- [SHORT PROBLEM] Each line of the listing must be transcribed exactly, except for the images, which should be excluded.

::: COLLECTED DATA

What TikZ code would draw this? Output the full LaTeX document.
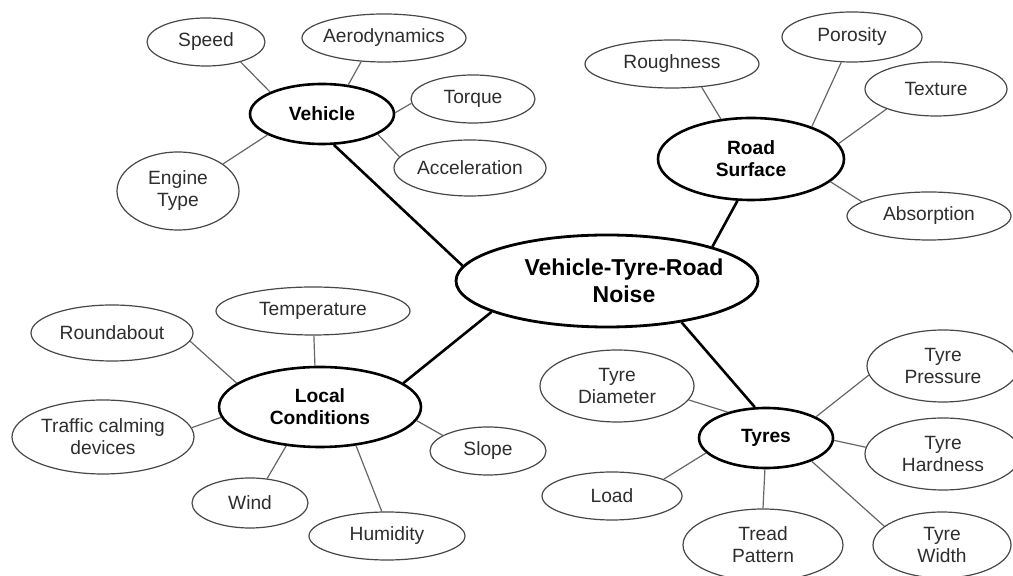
\documentclass[tikz,border=0pt]{standalone}
\usepackage{fontspec}
\setmainfont{Liberation Sans}
\usetikzlibrary{shapes.geometric}
\tikzset{
  sz/.style 2 args={minimum width=#1pt, minimum height=#2pt},
  sub/.style={ellipse, draw=black!72, line width=0.6pt, inner sep=0pt, fill=white,
    font=\fontsize{9.6}{11}\selectfont, text=black!82, align=center},
  hub/.style={ellipse, draw=black, line width=1.3pt, inner sep=0pt, fill=white,
    font=\bfseries\fontsize{9.6}{11}\selectfont, align=center},
  core/.style={ellipse, draw=black, line width=1.4pt, inner sep=0pt, fill=white},
  coretext/.style={font=\bfseries\fontsize{11.5}{13.5}\selectfont, align=center, inner sep=0pt},
  thinlink/.style={draw=black!60, line width=0.6pt},
  thicklink/.style={draw=black, line width=1.3pt},
}
\begin{document}
\begin{tikzpicture}[x=0.5pt,y=-0.5pt]
\useasboundingbox (0,0) rectangle (1013,576);

% centre
\node[core, sz={151}{46}] (main) at (607,281) {};
\node[coretext] (maintext) at (624,281) {Vehicle-Tyre-Road\\Noise};

% hubs
\node[hub, sz={72}{30}] (veh) at (322,114) {Vehicle};
\node[hub, sz={93}{41}] (road) at (751,159) {Road\\Surface};
\node[hub, sz={101}{40}] (local) at (320,407) {Local\\Conditions};
\node[hub, sz={67}{30}] (tyres) at (766,438) {Tyres};

% vehicle group
\node[sub, sz={59}{24}] (nspeed) at (206,42) {Speed};
\node[sub, sz={82}{24}, inner xsep=-2pt] (naero) at (384,38) {Aerodynamics};
\node[sub, sz={62}{24}] (ntorque) at (473,99) {Torque};
\node[sub, sz={76}{28}] (naccel) at (470,168) {Acceleration};
\node[sub, sz={61}{39}] (nengine) at (178,191) {Engine\\Type};

% road group
\node[sub, sz={87}{24}] (nrough) at (672,64) {Roughness};
\node[sub, sz={70}{25}] (nporo) at (852,37) {Porosity};
\node[sub, sz={71}{27}] (ntexture) at (936,89) {Texture};
\node[sub, sz={82}{24}] (nabsorp) at (929,216) {Absorption};

% local group
\node[sub, sz={97}{24}] (ntemp) at (313,311) {Temperature};
\node[sub, sz={81}{28}] (nround) at (112,333) {Roundabout};
\node[sub, sz={91}{37}] (ntraffic) at (103,437) {Traffic calming\\devices};
\node[sub, sz={58}{24}] (nslope) at (488,451) {Slope};
\node[sub, sz={58}{25}] (nwind) at (250,503) {Wind};
\node[sub, sz={78}{24}] (nhumid) at (387,536) {Humidity};

% tyres group
\node[sub, sz={77}{36}] (ndiam) at (617,386) {Tyre\\Diameter};
\node[sub, sz={76}{36}] (npress) at (943,366) {Tyre\\Pressure};
\node[sub, sz={78}{36}] (nhard) at (943,454) {Tyre\\Hardness};
\node[sub, sz={70}{24}] (nload) at (612,496) {Load};
\node[sub, sz={80}{36}] (ntread) at (763,545) {Tread\\Pattern};
\node[sub, sz={69}{33}] (nwidth) at (942,545) {Tyre\\Width};

% thin connectors
\draw[thinlink] (nspeed.-30.5) -- (veh.157);
\draw[thinlink] (naero.-134) -- (veh.48);
\draw[thinlink] (ntorque.184) -- (veh.1);
\draw[thinlink] (naccel.171) -- (veh.-20);
\draw[thinlink] (nengine.31) -- (veh.201);

\draw[thinlink] (nrough.-38) -- (road.127);
\draw[thinlink] (nporo.-113) -- (road.28);
\draw[thinlink] (ntexture.-158) -- (road.10);
\draw[thinlink] (nabsorp.168) -- (road.-16);

\draw[thinlink] (nround.-6) -- (local.164);
\draw[thinlink] (ntemp.-88) -- (local.97);
\draw[thinlink] (ntraffic.6) -- (local.186);
\draw[thinlink] (nwind.55) -- (local.229);
\draw[thinlink] (nhumid.102) -- (local.-47);
\draw[thinlink] (nslope.161) -- (local.-8.5);

\draw[thinlink] (ndiam.-11) -- (tyres.146);
\draw[thinlink] (nload.18) -- (tyres.194);
\draw[thinlink] (ntread.90) -- (tyres.-92);
\draw[thinlink] (npress.187) -- (tyres.23);
\draw[thinlink] (nhard.175) -- (tyres.-2);
\draw[thinlink] (nwidth.162) -- (tyres.-27);

% thick connectors
\draw[thicklink] (veh.-69) -- (main.174);
\draw[thicklink] (road.-108) -- (main.18);
\draw[thicklink] (local.16) -- (main.195);
\draw[thicklink] (tyres.110) -- (main.-29);
\end{tikzpicture}
\end{document}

::::::

- [ANSWER TO THE EXERCISE]
What TikZ code would draw this? Output the full LaTeX document.
\documentclass[tikz,border=0pt]{standalone}
\usepackage{fontspec}
\setmainfont{Liberation Sans}
\usetikzlibrary{shapes.geometric}
\tikzset{
  sz/.style 2 args={minimum width=#1pt, minimum height=#2pt},
  sub/.style={ellipse, draw=black!72, line width=0.6pt, inner sep=0pt, fill=white,
    font=\fontsize{9.6}{11}\selectfont, text=black!82, align=center},
  hub/.style={ellipse, draw=black, line width=1.3pt, inner sep=0pt, fill=white,
    font=\bfseries\fontsize{9.6}{11}\selectfont, align=center},
  core/.style={ellipse, draw=black, line width=1.4pt, inner sep=0pt, fill=white},
  coretext/.style={font=\bfseries\fontsize{11.5}{13.5}\selectfont, align=center, inner sep=0pt},
  thinlink/.style={draw=black!60, line width=0.6pt},
  thicklink/.style={draw=black, line width=1.3pt},
}
\begin{document}
\begin{tikzpicture}[x=0.5pt,y=-0.5pt]
\useasboundingbox (0,0) rectangle (1013,576);

% centre
\node[core, sz={151}{46}] (main) at (607,281) {};
\node[coretext] (maintext) at (624,281) {Vehicle-Tyre-Road\\Noise};

% hubs
\node[hub, sz={72}{30}] (veh) at (322,114) {Vehicle};
\node[hub, sz={93}{41}] (road) at (751,159) {Road\\Surface};
\node[hub, sz={101}{40}] (local) at (320,407) {Local\\Conditions};
\node[hub, sz={67}{30}] (tyres) at (766,438) {Tyres};

% vehicle group
\node[sub, sz={59}{24}] (nspeed) at (206,42) {Speed};
\node[sub, sz={82}{24}, inner xsep=-2pt] (naero) at (384,38) {Aerodynamics};
\node[sub, sz={62}{24}] (ntorque) at (473,99) {Torque};
\node[sub, sz={76}{28}] (naccel) at (470,168) {Acceleration};
\node[sub, sz={61}{39}] (nengine) at (178,191) {Engine\\Type};

% road group
\node[sub, sz={87}{24}] (nrough) at (672,64) {Roughness};
\node[sub, sz={70}{25}] (nporo) at (852,37) {Porosity};
\node[sub, sz={71}{27}] (ntexture) at (936,89) {Texture};
\node[sub, sz={82}{24}] (nabsorp) at (929,216) {Absorption};

% local group
\node[sub, sz={97}{24}] (ntemp) at (313,311) {Temperature};
\node[sub, sz={81}{28}] (nround) at (112,333) {Roundabout};
\node[sub, sz={91}{37}] (ntraffic) at (103,437) {Traffic calming\\devices};
\node[sub, sz={58}{24}] (nslope) at (488,451) {Slope};
\node[sub, sz={58}{25}] (nwind) at (250,503) {Wind};
\node[sub, sz={78}{24}] (nhumid) at (387,536) {Humidity};

% tyres group
\node[sub, sz={77}{36}] (ndiam) at (617,386) {Tyre\\Diameter};
\node[sub, sz={76}{36}] (npress) at (943,366) {Tyre\\Pressure};
\node[sub, sz={78}{36}] (nhard) at (943,454) {Tyre\\Hardness};
\node[sub, sz={70}{24}] (nload) at (612,496) {Load};
\node[sub, sz={80}{36}] (ntread) at (763,545) {Tread\\Pattern};
\node[sub, sz={69}{33}] (nwidth) at (942,545) {Tyre\\Width};

% thin connectors
\draw[thinlink] (nspeed.-30.5) -- (veh.157);
\draw[thinlink] (naero.-134) -- (veh.48);
\draw[thinlink] (ntorque.184) -- (veh.1);
\draw[thinlink] (naccel.171) -- (veh.-20);
\draw[thinlink] (nengine.31) -- (veh.201);

\draw[thinlink] (nrough.-38) -- (road.127);
\draw[thinlink] (nporo.-113) -- (road.28);
\draw[thinlink] (ntexture.-158) -- (road.10);
\draw[thinlink] (nabsorp.168) -- (road.-16);

\draw[thinlink] (nround.-6) -- (local.164);
\draw[thinlink] (ntemp.-88) -- (local.97);
\draw[thinlink] (ntraffic.6) -- (local.186);
\draw[thinlink] (nwind.55) -- (local.229);
\draw[thinlink] (nhumid.102) -- (local.-47);
\draw[thinlink] (nslope.161) -- (local.-8.5);

\draw[thinlink] (ndiam.-11) -- (tyres.146);
\draw[thinlink] (nload.18) -- (tyres.194);
\draw[thinlink] (ntread.90) -- (tyres.-92);
\draw[thinlink] (npress.187) -- (tyres.23);
\draw[thinlink] (nhard.175) -- (tyres.-2);
\draw[thinlink] (nwidth.162) -- (tyres.-27);

% thick connectors
\draw[thicklink] (veh.-69) -- (main.174);
\draw[thicklink] (road.-108) -- (main.18);
\draw[thicklink] (local.16) -- (main.195);
\draw[thicklink] (tyres.110) -- (main.-29);
\end{tikzpicture}
\end{document}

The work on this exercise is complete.